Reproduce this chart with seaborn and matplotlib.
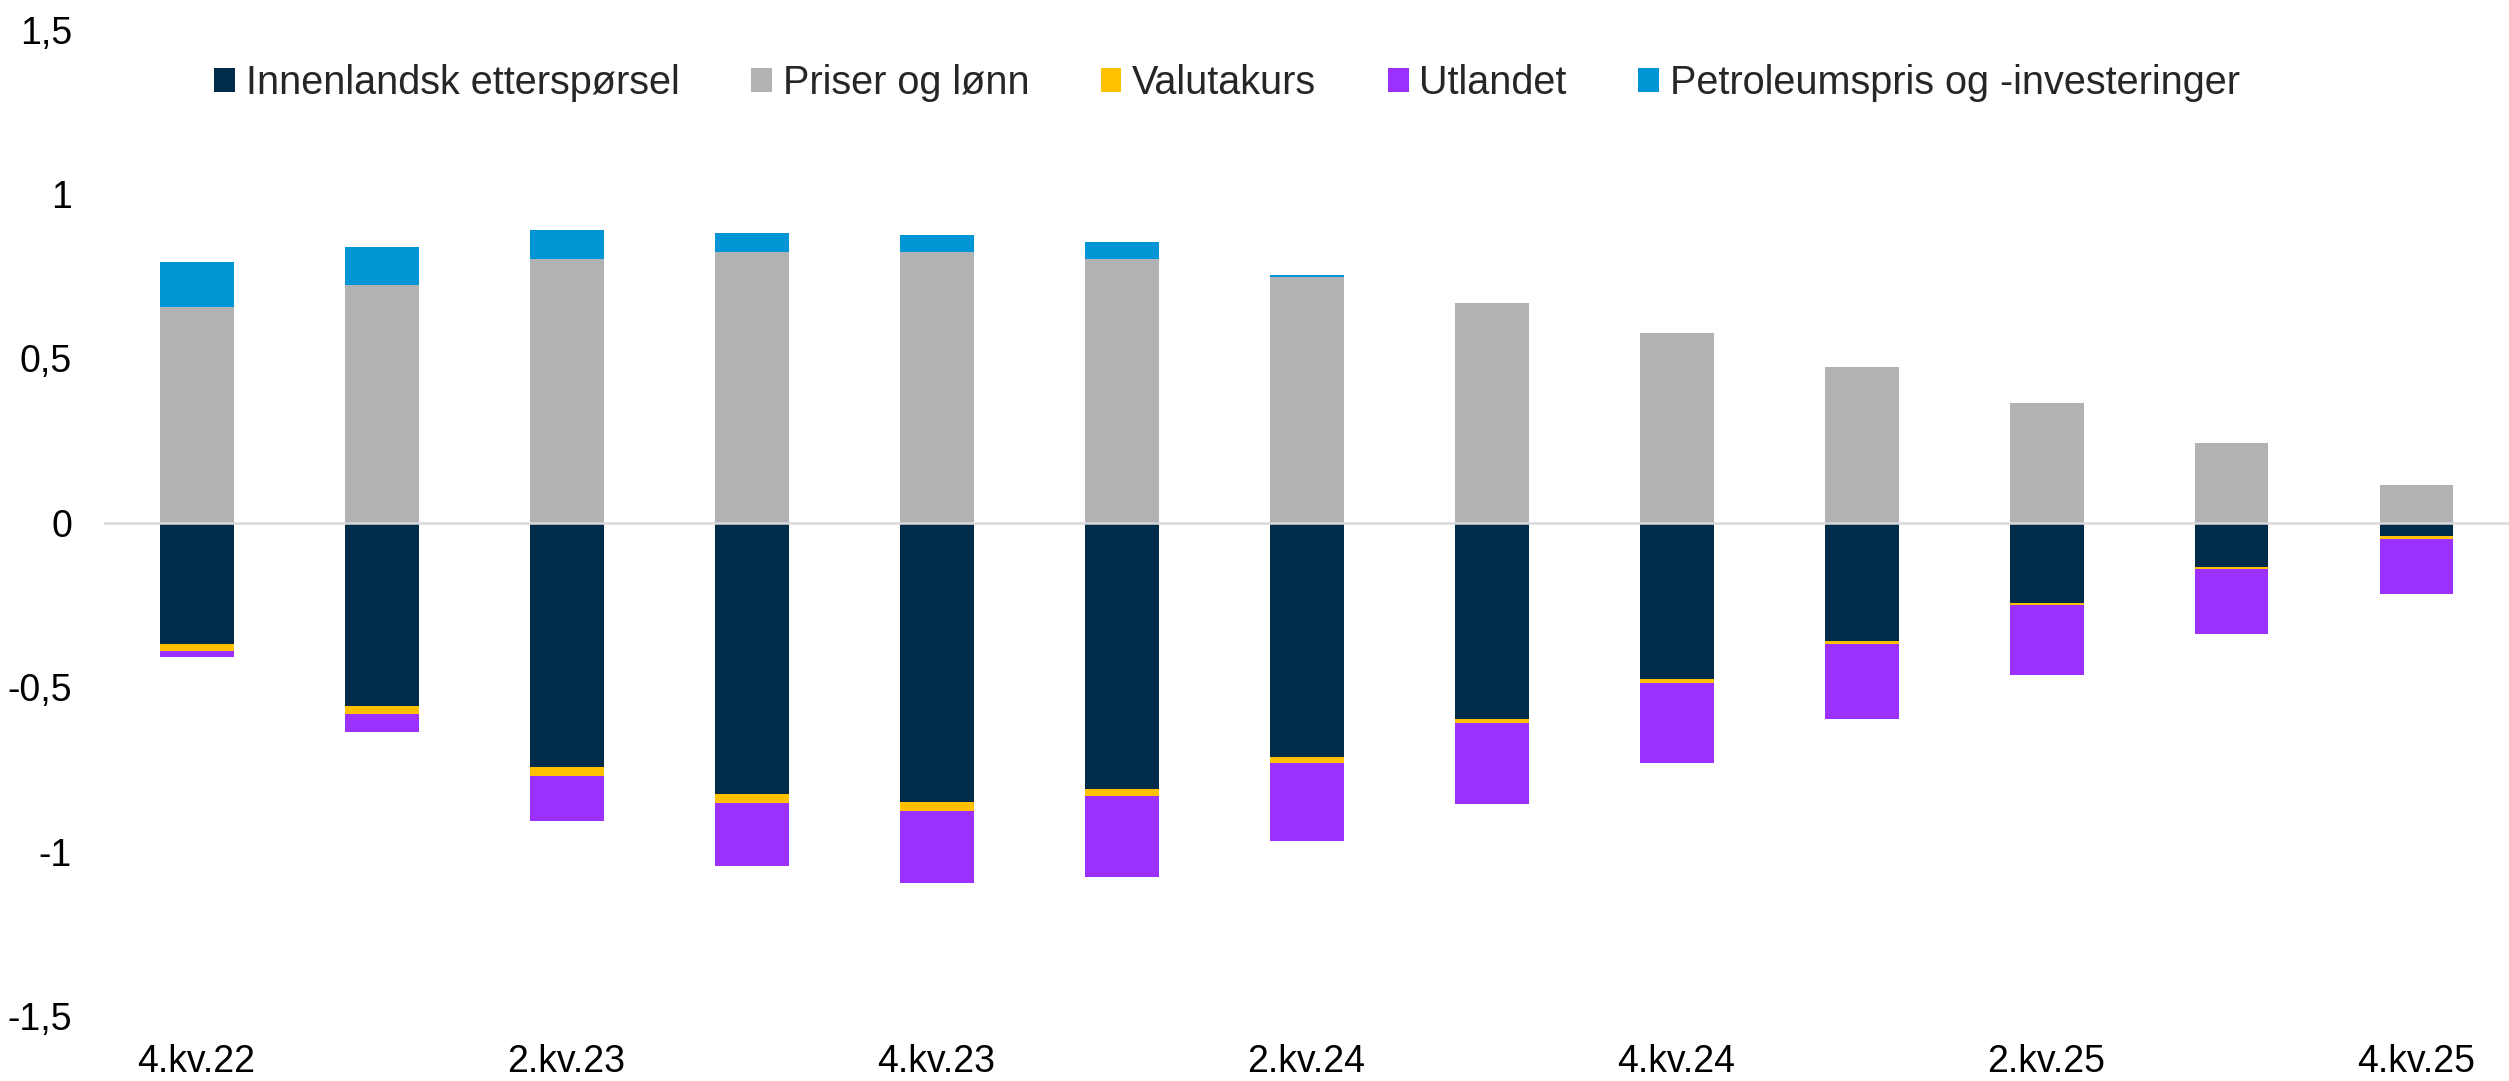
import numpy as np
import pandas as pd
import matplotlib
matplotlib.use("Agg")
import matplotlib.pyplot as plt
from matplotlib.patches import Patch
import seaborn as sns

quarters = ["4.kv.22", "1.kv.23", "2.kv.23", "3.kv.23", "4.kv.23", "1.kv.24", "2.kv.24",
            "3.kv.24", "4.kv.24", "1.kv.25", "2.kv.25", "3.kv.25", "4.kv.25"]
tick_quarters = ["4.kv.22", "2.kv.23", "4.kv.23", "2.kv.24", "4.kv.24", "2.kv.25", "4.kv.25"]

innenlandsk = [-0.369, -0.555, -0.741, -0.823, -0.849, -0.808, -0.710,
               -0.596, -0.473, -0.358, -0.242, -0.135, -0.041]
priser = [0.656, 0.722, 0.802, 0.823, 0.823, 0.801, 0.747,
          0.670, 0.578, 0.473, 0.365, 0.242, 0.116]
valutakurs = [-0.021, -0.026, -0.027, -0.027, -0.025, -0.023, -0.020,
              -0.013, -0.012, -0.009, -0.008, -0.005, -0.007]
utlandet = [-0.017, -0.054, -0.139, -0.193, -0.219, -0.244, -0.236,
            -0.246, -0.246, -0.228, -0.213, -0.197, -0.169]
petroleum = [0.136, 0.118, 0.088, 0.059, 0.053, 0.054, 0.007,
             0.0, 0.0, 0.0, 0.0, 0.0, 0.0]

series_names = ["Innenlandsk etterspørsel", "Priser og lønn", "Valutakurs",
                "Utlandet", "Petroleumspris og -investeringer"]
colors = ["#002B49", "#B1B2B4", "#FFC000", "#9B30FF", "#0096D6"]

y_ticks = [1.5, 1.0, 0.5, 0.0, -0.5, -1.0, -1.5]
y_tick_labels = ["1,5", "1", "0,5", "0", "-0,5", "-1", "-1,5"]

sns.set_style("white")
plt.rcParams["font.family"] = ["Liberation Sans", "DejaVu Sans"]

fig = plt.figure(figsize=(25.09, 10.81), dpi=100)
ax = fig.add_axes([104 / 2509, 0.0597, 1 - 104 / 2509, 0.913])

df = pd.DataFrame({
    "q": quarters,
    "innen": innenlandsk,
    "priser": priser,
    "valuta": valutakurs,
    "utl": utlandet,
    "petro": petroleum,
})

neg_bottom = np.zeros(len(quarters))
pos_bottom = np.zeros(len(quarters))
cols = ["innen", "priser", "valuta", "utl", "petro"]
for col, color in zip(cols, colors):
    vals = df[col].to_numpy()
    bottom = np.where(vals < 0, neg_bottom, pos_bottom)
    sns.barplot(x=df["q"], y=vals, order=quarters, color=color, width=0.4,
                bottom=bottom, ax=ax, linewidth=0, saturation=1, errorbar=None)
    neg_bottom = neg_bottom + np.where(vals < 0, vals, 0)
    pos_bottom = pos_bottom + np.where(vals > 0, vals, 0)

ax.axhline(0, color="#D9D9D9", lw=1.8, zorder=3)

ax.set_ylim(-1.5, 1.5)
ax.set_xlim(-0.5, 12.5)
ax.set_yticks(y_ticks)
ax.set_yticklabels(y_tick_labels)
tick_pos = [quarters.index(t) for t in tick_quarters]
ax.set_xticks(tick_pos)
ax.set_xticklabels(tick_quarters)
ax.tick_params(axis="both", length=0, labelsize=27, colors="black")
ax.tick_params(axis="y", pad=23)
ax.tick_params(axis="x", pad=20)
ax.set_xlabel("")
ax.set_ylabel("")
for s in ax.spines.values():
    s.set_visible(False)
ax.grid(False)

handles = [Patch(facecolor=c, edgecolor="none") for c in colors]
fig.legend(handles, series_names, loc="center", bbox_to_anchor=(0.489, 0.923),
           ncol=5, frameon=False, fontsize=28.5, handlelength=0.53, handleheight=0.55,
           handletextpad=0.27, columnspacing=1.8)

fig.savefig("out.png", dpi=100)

Exercise: Return only the lines from the start of the data through the line that contains "import seaborn as sns", please, copying them exactly and omitting all pictures.

Task answer:
Reproduce this chart with seaborn and matplotlib.
import numpy as np
import pandas as pd
import matplotlib
matplotlib.use("Agg")
import matplotlib.pyplot as plt
from matplotlib.patches import Patch
import seaborn as sns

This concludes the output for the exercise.